For a Wired article, I notice that the article is short on actual, y'know, technical details.  And I'm sure I'll be able to kludge through the actual patent in no time...

Anyway, color me skeptical. 

Quote
Fundamentally, MIMO technology is based on the use of spatially distributed antennas for creating parallel spatial data streams within a common frequency band. The radio waves are transmitted in such a way that the individual signals can be separated at the receiver and demodulated, even though they are transmitted within the same frequency band, which can result in multiple statistically independent (i.e. effectively separate) communications channels.
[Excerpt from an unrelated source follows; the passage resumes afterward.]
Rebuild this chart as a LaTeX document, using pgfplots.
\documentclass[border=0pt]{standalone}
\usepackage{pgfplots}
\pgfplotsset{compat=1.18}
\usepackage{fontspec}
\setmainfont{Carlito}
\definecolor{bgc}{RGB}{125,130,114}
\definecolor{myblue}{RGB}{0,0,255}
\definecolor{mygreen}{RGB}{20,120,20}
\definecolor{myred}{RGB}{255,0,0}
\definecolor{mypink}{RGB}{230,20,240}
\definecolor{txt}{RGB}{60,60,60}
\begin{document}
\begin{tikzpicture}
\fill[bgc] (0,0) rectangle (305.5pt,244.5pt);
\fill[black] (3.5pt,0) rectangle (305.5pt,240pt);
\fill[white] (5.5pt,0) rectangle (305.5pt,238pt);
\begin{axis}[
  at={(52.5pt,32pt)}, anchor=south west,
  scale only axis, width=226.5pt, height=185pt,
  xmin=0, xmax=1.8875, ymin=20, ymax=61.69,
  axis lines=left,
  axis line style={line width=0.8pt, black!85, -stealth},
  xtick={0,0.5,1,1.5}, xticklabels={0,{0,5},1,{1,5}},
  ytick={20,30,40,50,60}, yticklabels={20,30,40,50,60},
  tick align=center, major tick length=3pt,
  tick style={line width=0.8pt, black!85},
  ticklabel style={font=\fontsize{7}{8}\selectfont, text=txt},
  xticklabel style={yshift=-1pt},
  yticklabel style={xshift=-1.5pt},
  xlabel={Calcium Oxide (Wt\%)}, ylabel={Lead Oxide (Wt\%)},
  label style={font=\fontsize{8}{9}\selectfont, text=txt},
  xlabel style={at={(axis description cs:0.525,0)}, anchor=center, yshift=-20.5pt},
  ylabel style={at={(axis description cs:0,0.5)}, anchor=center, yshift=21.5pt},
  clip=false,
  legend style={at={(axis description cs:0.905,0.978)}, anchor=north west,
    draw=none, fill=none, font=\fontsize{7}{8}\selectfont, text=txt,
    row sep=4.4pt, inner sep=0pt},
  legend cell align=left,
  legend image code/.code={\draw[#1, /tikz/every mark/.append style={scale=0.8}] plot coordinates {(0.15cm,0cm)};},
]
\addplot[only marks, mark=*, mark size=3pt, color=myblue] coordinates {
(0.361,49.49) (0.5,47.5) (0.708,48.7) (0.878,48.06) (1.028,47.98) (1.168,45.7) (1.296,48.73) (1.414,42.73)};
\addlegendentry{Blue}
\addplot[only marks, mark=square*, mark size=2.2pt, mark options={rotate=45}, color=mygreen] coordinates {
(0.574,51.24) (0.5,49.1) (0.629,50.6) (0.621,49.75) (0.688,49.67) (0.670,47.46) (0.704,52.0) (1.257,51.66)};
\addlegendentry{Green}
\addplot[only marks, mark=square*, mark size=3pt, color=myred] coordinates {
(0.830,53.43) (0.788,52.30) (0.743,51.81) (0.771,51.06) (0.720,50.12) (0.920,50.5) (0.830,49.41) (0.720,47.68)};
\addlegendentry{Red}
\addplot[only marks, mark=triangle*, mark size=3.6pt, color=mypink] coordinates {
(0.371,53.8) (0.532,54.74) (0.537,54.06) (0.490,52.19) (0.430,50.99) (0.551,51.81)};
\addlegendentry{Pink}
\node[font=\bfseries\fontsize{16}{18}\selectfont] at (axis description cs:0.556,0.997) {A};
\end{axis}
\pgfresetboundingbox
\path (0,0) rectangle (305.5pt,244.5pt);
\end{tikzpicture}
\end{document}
Thus, in contrast to standard wireless communication systems which attempt to inhibit multi-path signals (i.e., multiple signals at the same frequency delayed in time, and modified in amplitude and phase), MIMO can rely on uncorrelated or weakly-correlated multi-path signals to achieve a higher throughput and improved signal-to-noise ratio within a given frequency band. By way of example, MIMO technology achieves much higher throughput in comparable power and signal-to-noise ratio (SNR) conditions where a conventional non-MIMO system can achieve only lower throughput. This capability is described on Qualcomm Incorporated's (Qualcomm is one of the largest providers of wireless technology) website on a page entitled "What MIMO Delivers" at http://www.cdmatech.com/products/what_mimo_delivers.jsp: "MIMO is the only multiple antenna technique that increases spectral capacity by delivering two or more times the peak data rate of a system per channel or per MHz of spectrum. To be more specific, for wireless LAN or Wi-Fi® applications QUALCOMM's fourth generation MIMO technology delivers speeds of 315 Mbps in 36 MHz of spectrum or 8.8 Mbps/MHz. Compare this to the peak capacity of 802.11a/g (even with beam-forming or diversity techniques) which delivers only 54 Mbps in 17 MHz of spectrum or 3.18 Mbps/MHz."